The Jolly Boys vs Nights Of Bacchus 13/05/2004

13th May 2004 home to the Nights Of Bacchus

Well thanks to Fortress Thornton double booking us with their juniors we're forced to re-arrange our first home game of the season giving up home advantage in the process. So although this is technically a home game we were actually away. So now that that's clear let's get on with the game.

This weeks after match menu at the Old Town Hall was chip butties !


Once again we lose the toss and are put in to bat by the Ker-Naughty Ker-Niggets (they must have been in a hurry for a curry) Taking up the challenge Stewey starts off with an excellent shot. It's just a shame there was no ball involved as the game hadn't started yet.

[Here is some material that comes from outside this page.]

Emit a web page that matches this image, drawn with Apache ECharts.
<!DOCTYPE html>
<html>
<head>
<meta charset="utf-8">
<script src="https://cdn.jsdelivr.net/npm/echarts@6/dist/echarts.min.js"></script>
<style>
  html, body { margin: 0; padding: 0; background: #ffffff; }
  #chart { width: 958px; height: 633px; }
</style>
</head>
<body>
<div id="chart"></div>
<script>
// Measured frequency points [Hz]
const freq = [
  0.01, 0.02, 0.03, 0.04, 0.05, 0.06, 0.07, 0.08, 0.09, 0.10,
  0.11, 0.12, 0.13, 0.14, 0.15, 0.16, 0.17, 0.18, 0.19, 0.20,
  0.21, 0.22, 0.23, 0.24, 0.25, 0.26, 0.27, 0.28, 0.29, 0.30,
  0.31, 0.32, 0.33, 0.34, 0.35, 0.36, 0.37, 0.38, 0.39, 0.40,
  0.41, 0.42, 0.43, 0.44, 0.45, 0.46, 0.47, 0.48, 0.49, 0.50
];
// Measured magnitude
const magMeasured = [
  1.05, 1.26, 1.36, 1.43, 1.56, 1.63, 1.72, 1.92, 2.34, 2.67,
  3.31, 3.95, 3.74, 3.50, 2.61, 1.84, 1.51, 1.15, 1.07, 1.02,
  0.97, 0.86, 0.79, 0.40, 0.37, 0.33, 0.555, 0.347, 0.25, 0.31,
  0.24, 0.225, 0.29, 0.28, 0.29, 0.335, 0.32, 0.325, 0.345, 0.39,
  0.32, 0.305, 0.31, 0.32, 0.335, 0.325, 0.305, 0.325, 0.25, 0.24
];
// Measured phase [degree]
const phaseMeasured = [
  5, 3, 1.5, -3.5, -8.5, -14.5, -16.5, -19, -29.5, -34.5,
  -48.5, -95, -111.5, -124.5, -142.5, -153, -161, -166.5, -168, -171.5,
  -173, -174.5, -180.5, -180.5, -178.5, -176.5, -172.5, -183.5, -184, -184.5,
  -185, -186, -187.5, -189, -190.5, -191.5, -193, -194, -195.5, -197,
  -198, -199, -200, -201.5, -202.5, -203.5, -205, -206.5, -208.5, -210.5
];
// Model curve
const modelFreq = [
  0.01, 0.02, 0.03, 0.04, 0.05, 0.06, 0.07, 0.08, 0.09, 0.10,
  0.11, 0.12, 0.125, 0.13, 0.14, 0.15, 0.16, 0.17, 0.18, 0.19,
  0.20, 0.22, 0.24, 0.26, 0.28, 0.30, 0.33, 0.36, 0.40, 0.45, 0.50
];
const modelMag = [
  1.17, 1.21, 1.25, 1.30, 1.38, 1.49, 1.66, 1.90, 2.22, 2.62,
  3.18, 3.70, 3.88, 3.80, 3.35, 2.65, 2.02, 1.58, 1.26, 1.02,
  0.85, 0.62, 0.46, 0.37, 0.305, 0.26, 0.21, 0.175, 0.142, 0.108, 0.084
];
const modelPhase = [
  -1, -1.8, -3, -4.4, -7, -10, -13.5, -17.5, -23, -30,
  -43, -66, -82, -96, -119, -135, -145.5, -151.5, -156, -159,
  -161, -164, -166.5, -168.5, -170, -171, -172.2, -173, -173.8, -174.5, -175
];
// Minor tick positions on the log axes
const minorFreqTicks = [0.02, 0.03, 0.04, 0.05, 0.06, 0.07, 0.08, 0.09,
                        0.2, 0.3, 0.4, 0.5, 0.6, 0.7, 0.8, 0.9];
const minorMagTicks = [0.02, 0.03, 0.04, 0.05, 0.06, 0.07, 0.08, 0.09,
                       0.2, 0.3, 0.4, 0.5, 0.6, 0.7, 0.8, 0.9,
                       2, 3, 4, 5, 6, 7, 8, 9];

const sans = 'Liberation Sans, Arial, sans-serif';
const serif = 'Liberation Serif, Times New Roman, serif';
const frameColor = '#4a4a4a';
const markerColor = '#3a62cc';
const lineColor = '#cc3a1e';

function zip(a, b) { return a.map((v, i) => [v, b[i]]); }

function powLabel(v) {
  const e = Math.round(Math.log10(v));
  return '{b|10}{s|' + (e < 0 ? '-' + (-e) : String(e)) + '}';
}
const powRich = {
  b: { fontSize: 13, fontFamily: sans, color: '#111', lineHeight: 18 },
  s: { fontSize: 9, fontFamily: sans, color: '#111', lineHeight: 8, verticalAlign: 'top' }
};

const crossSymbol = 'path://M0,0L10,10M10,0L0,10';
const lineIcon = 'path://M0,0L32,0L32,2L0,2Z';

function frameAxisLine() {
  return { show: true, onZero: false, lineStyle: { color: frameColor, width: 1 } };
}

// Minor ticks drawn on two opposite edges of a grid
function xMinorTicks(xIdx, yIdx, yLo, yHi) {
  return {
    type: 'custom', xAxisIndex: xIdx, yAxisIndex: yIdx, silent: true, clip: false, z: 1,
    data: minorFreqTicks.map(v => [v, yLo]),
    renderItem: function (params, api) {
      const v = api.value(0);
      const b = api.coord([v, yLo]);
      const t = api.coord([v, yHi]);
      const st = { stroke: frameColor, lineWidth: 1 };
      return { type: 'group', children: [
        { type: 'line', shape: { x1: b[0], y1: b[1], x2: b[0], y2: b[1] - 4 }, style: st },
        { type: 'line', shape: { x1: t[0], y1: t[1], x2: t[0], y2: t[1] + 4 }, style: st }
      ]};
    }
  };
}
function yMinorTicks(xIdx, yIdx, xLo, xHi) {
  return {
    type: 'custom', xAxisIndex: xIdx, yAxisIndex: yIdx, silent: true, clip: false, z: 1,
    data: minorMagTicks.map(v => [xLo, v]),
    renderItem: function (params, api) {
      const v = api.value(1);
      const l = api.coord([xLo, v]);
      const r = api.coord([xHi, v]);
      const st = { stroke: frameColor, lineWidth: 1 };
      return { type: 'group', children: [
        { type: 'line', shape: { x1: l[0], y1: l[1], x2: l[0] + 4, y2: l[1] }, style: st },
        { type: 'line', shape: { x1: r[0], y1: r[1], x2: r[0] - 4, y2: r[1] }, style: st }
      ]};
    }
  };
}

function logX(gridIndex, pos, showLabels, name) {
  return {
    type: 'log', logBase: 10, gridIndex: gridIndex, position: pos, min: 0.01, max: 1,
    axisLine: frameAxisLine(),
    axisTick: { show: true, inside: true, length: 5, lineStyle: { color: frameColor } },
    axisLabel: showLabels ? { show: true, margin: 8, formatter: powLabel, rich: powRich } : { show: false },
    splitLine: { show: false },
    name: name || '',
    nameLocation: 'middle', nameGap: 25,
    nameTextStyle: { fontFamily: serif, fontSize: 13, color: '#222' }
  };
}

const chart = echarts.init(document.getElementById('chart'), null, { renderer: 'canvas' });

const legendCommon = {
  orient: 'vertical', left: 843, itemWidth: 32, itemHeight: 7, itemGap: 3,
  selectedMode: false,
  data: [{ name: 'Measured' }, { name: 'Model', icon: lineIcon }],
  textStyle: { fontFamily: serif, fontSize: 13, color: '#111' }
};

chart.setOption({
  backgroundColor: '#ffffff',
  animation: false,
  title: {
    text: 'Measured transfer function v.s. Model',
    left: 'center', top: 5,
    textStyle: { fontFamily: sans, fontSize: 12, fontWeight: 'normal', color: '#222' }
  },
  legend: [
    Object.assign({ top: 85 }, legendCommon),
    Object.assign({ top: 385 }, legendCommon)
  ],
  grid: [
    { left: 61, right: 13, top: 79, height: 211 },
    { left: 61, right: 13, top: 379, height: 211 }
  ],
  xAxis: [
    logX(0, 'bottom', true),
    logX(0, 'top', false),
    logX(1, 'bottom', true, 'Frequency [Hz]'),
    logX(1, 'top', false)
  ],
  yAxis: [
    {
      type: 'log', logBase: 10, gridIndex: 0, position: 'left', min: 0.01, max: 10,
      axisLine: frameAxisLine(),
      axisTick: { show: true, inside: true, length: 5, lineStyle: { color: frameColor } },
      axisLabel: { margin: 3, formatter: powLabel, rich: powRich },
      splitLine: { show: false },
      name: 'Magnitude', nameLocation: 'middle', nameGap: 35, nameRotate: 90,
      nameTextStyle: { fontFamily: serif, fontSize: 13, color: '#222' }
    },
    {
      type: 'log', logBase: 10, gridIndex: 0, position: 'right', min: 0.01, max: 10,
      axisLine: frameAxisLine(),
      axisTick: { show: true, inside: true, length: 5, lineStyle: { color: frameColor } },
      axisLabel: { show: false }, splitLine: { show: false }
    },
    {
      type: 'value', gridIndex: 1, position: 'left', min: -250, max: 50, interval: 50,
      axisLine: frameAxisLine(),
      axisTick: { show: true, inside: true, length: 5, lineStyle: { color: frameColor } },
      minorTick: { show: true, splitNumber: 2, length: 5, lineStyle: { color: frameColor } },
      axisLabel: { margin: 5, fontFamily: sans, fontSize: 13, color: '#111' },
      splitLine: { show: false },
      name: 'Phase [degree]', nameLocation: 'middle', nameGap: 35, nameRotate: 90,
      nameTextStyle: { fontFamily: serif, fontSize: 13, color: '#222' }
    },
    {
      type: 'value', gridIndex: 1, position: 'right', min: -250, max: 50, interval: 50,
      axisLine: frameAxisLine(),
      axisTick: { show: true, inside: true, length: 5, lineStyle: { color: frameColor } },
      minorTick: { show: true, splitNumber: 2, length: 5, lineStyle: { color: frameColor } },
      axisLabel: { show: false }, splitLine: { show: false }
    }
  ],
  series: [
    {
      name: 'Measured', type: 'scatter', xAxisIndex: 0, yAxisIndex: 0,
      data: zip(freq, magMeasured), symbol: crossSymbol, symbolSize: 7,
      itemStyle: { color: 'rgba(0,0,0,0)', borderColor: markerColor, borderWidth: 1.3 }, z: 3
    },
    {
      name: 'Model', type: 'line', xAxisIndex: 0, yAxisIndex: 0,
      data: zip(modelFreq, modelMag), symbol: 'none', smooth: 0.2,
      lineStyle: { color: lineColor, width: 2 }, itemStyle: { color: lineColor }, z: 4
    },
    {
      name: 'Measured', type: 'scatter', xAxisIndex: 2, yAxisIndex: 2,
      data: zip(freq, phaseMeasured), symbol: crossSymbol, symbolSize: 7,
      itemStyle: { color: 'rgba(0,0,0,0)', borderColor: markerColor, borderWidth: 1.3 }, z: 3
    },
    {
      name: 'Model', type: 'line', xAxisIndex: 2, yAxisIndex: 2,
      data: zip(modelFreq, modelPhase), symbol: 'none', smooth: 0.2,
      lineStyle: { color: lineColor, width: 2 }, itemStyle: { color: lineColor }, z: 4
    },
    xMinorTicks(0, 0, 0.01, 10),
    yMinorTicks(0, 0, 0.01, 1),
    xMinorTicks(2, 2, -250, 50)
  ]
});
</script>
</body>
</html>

Moments later and the action begins. A fine defensive shot from Jolyon sets out our stall and lets the Ker-Niggetts know we mean business.


Well the actions hotting up but the lads are having none of it. Ignoring the heroics on the field a small discussion breaks out as to what's best for tea. chips, rice, half and half or noodles ?.


The Jollys gather outside the, sadly closed, bar. Note the metal grille over the windows which aren't there to stop the balls breaking them. Oh no, they're to stop the thirsty sportsmen getting in.


Blimey, a quick look behind the bar and we find an enchanted pond (it must be enchanted as there's not a duck in sight - either on the pond or on the pitch) But can we harness the power of the magic swan and keep both pond & field duck free 'til the end of the innings ?


Thanks to the 6x zoom on Stus camera you can actually see the ball in this picture as Dave plays a suprisingly good stroke for a smashing 4 !


Yowsa, Yowsa, Yowsa. Our offerings of stale sandwiches bring a boon from the magic swan and the Jolly innings finishes duck free !!! Moments later Dave's now behind the stumps where he ignores the action in favour of a spot of body popping.


Great big bums.... The so called "magic" swan realises we've given him stale bread and with one flap of his wings the Ker-Naughty Ker-Niggets release a torrent of fours upon our heads. So there were no more pictures worth looking at as they mostly consisted of a lone cricket ball silhouetted against a clear blue sky as the Ker-Niggets smash it onto the bowling green, the allotments and pastures beyond.

Our total is breached with two overs to spare and a dejected Ogs sums up the defeated Jollys by marching off the field without so much as a raspberry towards the elated Ker-Niggets. Great big spandex clad bums to the lot of you.